Tunes like “Fabulously Absolute” and the title track are the most raucous cuts Jackson has released in a long time, but as always, there’s a lot of lyrical sophistication at work as well. Over the almost Beatlesque piano pulse of “Big Black Cloud,” he satirizes what he sees as a disturbing trend. “It’s the politics of fear and a general kind of paranoid mindset where people seem to be scared of their own shadows a lot of the time,” he explains, “People in positions of authority, all kinds of authority, seem to try to legitimize or bolster their authority by frightening us one way or another, by basically saying, ‘The sky is falling but if you support me and vote for me and do what I say you’ll be OK.'”
“Fool” itself advocates for the sociopolitical power of a more lighthearted mindset. “I imagine this character the fool as the personification of humor,” Jackson explains, “and he’s like a superhero. He’s got this power to make people laugh and he’s invulnerable, you can’t kill him, and he lives forever, he’s never gonna go away, at least I hope not. Every totalitarian regime has tried to suppress humor, because tyrants can’t bear to be laughed at, but you can’t stop it in the end. I think it’s one of the most amazing things about human beings.”
Jackson decided to release Fool in January of ’19 to keep with the chronology of the 40th anniversary idea, Look Sharp! having been unveiled in January of ’79. As much as anything else, his Four Decade Tour underscores the maverick nature of his music. “I don’t really think in terms of genres or fashion,” says Jackson. “I never did, particularly, but at this point I’m really way past it. I mean, I’ve been past my sell-by date for a long time when it comes to being cool and fashionable and so on — I just don’t give a damn.

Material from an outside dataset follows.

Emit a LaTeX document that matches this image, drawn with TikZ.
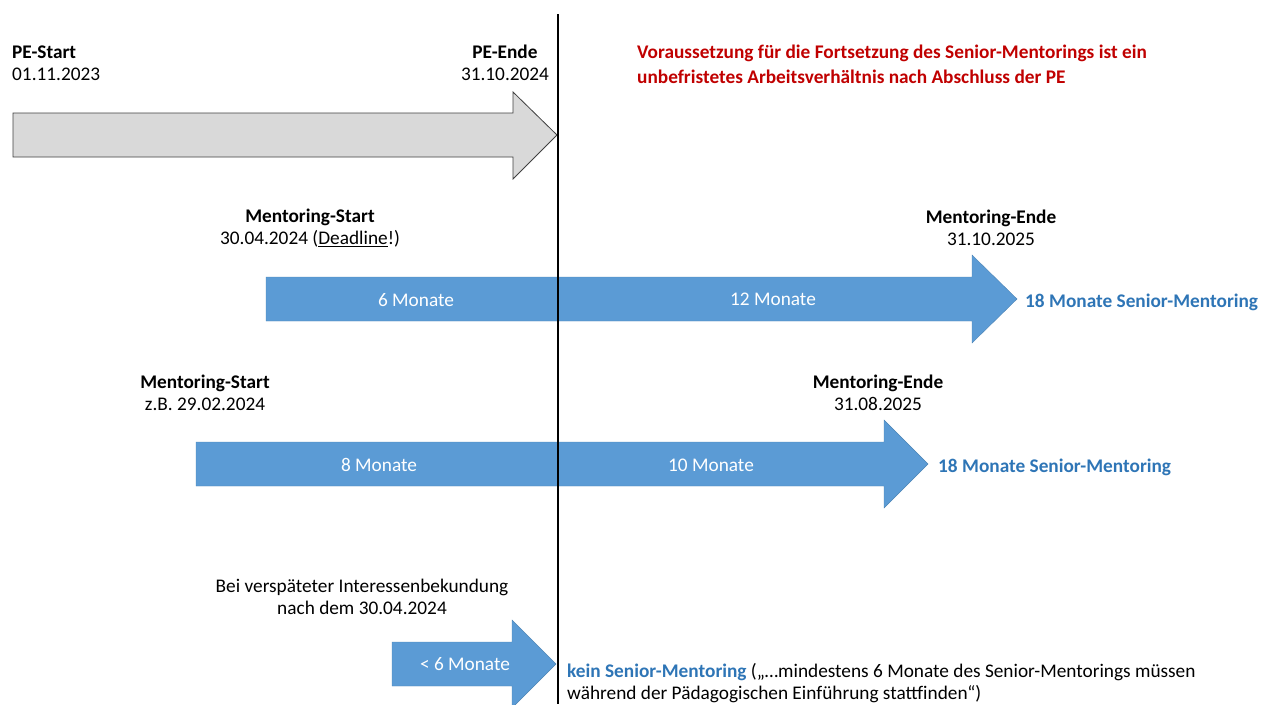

“I think I wrote in my book [1999 memoir A Cure for Gravity] somewhere that the only way to really get the upper hand is to really not give a shit,” he laughs. “I don’t care about that stuff, I care about the music. I care about making the album as good as it can be. And I care about putting on the best show I possibly can, every night making it great, really connecting with people and having a good time.”